Industrial and Commercial Bank of China, the world's largest bank by assets, will help bail out investors in a troubled shadow bank product that it helped to market.

Reuters citing local media reports said the bank (ICBC) would take some responsibility for repaying customers, modifying its earlier stance that it will not help the customers.

ICBC helped market the "Credit Equals Gold #1", a high-yield investment scheme created by China Credit Trust Co Ltd. the 3bn yuan ($496.20m, £296.2m, €361.1m) investment product marketed through ICBC branches is due to mature on 31 January.

China Credit Trust had earlier told investors that it will not be able to repay investors on time. Subsequently, most the product's 700 investors have sought reassurances from ICBC.

The bank earlier said that it would not use its own money to repay investors in the off-balance-sheet investment product. Nevertheless, it changed its view due to fears that its non-involvement would taint its image among customers.

"ICBC won't ignore the issue of its reputation," the official Shanghai Securities News quoted a bank official as saying.

"The ICBC has not shirked its responsibility and pushed these investors to go chase China Credit Trust Co Ltd for payment.

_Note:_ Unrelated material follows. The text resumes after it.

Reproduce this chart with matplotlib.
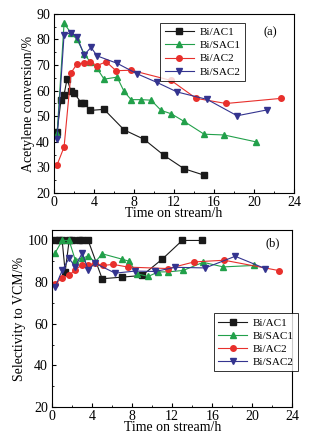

On this point, ICBC will bear responsibility."

The newspaper added that the bank will inform the customers its specific decision before 28 January.

Defaults in Shadow Banking Sector

While China government praised its much-debated shadow banking system, saying it played a positive role in boosting its economy, critics argue that it helped fuel a surge in the country's debt levels.

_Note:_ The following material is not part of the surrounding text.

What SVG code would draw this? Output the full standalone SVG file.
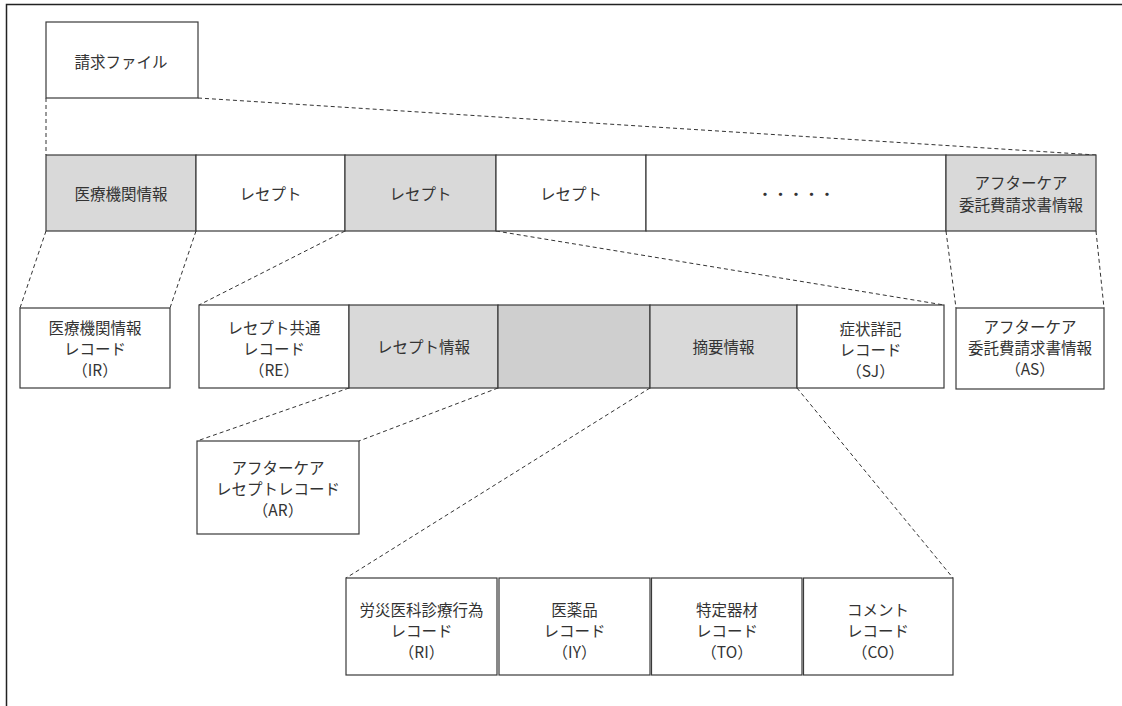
<svg xmlns="http://www.w3.org/2000/svg" width="1122" height="706" viewBox="0 0 1122 706">
<style>
.b{fill:#ffffff;stroke:#3a3a3a;stroke-width:1.2}
.g{fill:#d9d9d9;stroke:#3a3a3a;stroke-width:1.2}
.d{fill:#cfcfcf;stroke:#3a3a3a;stroke-width:1.2}
.t{font-family:"Noto Sans CJK JP","Noto Sans",sans-serif;font-size:15.5px;fill:#333333;text-anchor:middle;dominant-baseline:central}
.c line{stroke:#333333;stroke-width:1;stroke-dasharray:4 3;fill:none}
</style>
<rect x="0" y="0" width="1122" height="706" fill="#ffffff"/>
<path d="M6.5,706 V4.5 H1122" fill="none" stroke="#222222" stroke-width="1.5"/>

<g class="c" id="connectors">
<line x1="46" y1="98" x2="46" y2="155"/>
<line x1="198" y1="98" x2="1096" y2="155"/>
<line x1="46" y1="231" x2="20" y2="308"/>
<line x1="196" y1="231" x2="170" y2="308"/>
<line x1="345" y1="231" x2="199" y2="305"/>
<line x1="496" y1="231" x2="944" y2="305"/>
<line x1="946" y1="231" x2="956" y2="308"/>
<line x1="1096" y1="231" x2="1104" y2="308"/>
<line x1="349" y1="388" x2="197" y2="441"/>
<line x1="498" y1="388" x2="359" y2="441"/>
<line x1="650" y1="388" x2="346" y2="578"/>
<line x1="797" y1="388" x2="953" y2="578"/>
</g>

<g id="seikyu-file">
<rect class="b" x="46" y="22" width="152" height="76"/>
<text class="t" x="121" y="61">請求ファイル</text>
</g>

<g id="row1">
<g id="r1-iryokikan"><rect class="g" x="46" y="155" width="150" height="76"/><text class="t" x="121" y="193">医療機関情報</text></g>
<g id="r1-rece1"><rect class="b" x="196" y="155" width="149" height="76"/><text class="t" x="270.5" y="193">レセプト</text></g>
<g id="r1-rece2"><rect class="g" x="345" y="155" width="151" height="76"/><text class="t" x="420.5" y="193">レセプト</text></g>
<g id="r1-rece3"><rect class="b" x="496" y="155" width="150" height="76"/><text class="t" x="571" y="193">レセプト</text></g>
<g id="r1-dots"><rect class="b" x="646" y="155" width="300" height="76"/><text class="t" x="796" y="193">・・・・・</text></g>
<g id="r1-aftercare"><rect class="g" x="946" y="155" width="150" height="76"/><text class="t" x="1021" y="182">アフターケア</text><text class="t" x="1021" y="204">委託費請求書情報</text></g>
</g>

<g id="ir">
<rect class="b" x="20" y="308" width="150" height="80"/>
<text class="t" x="95" y="327">医療機関情報</text>
<text class="t" x="95" y="348">レコード</text>
<text class="t" x="95" y="369">（IR）</text>
</g>

<g id="row2">
<g id="re"><rect class="b" x="199" y="305" width="150" height="83"/><text class="t" x="274" y="327">レセプト共通</text><text class="t" x="274" y="348">レコード</text><text class="t" x="274" y="369">（RE）</text></g>
<g id="rece-info"><rect class="g" x="349" y="305" width="149" height="83"/><text class="t" x="423.5" y="346">レセプト情報</text></g>
<g id="blank"><rect class="d" x="498" y="305" width="152" height="83"/></g>
<g id="tekiyo"><rect class="g" x="650" y="305" width="147" height="83"/><text class="t" x="723.5" y="346">摘要情報</text></g>
<g id="sj"><rect class="b" x="797" y="305" width="147" height="83"/><text class="t" x="870.5" y="328">症状詳記</text><text class="t" x="870.5" y="349">レコード</text><text class="t" x="870.5" y="370">（SJ）</text></g>
</g>

<g id="as">
<rect class="b" x="956" y="308" width="148" height="81"/>
<text class="t" x="1030" y="326">アフターケア</text>
<text class="t" x="1030" y="347">委託費請求書情報</text>
<text class="t" x="1030" y="368">（AS）</text>
</g>

<g id="ar">
<rect class="b" x="197" y="441" width="162" height="93"/>
<text class="t" x="278" y="467">アフターケア</text>
<text class="t" x="278" y="487.5">レセプトレコード</text>
<text class="t" x="278" y="508.5">（AR）</text>
</g>

<g id="ri"><rect class="b" x="346" y="578" width="151" height="97"/><text class="t" x="421.5" y="609">労災医科診療行為</text><text class="t" x="421.5" y="629.5">レコード</text><text class="t" x="421.5" y="650.5">（RI）</text></g>
<g id="iy"><rect class="b" x="499" y="578" width="151" height="97"/><text class="t" x="574.5" y="609">医薬品</text><text class="t" x="574.5" y="629.5">レコード</text><text class="t" x="574.5" y="650.5">（IY）</text></g>
<g id="to"><rect class="b" x="651.5" y="578" width="150.5" height="97"/><text class="t" x="727" y="609">特定器材</text><text class="t" x="727" y="629.5">レコード</text><text class="t" x="727" y="650.5">（TO）</text></g>
<g id="co"><rect class="b" x="803.5" y="578" width="149.5" height="97"/><text class="t" x="878" y="609">コメント</text><text class="t" x="878" y="629.5">レコード</text><text class="t" x="878" y="650.5">（CO）</text></g>
</svg>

In addition, analysts are of the view that default risk is very high in shadow banking products.

China Credit Trust used funds raised through the investment scheme to make a loan to struggling coal company Shanxi Zhenfu Energy Group, which collapsed in 2012 following the arrest of its vice chairman for accepting deposits without a banking license.

In another case, China's local government of Shanxi province and China Credit Trust are expected to share responsibility for bailing out investors in a failed investment scheme.

In line with the developments, regulatory agencies in China are drawing up regulations to prevent such financial disasters due to shadow banking.

The new regulations are expected to control off-balance sheet lending by banks and place non-bank institutions under closer scrutiny.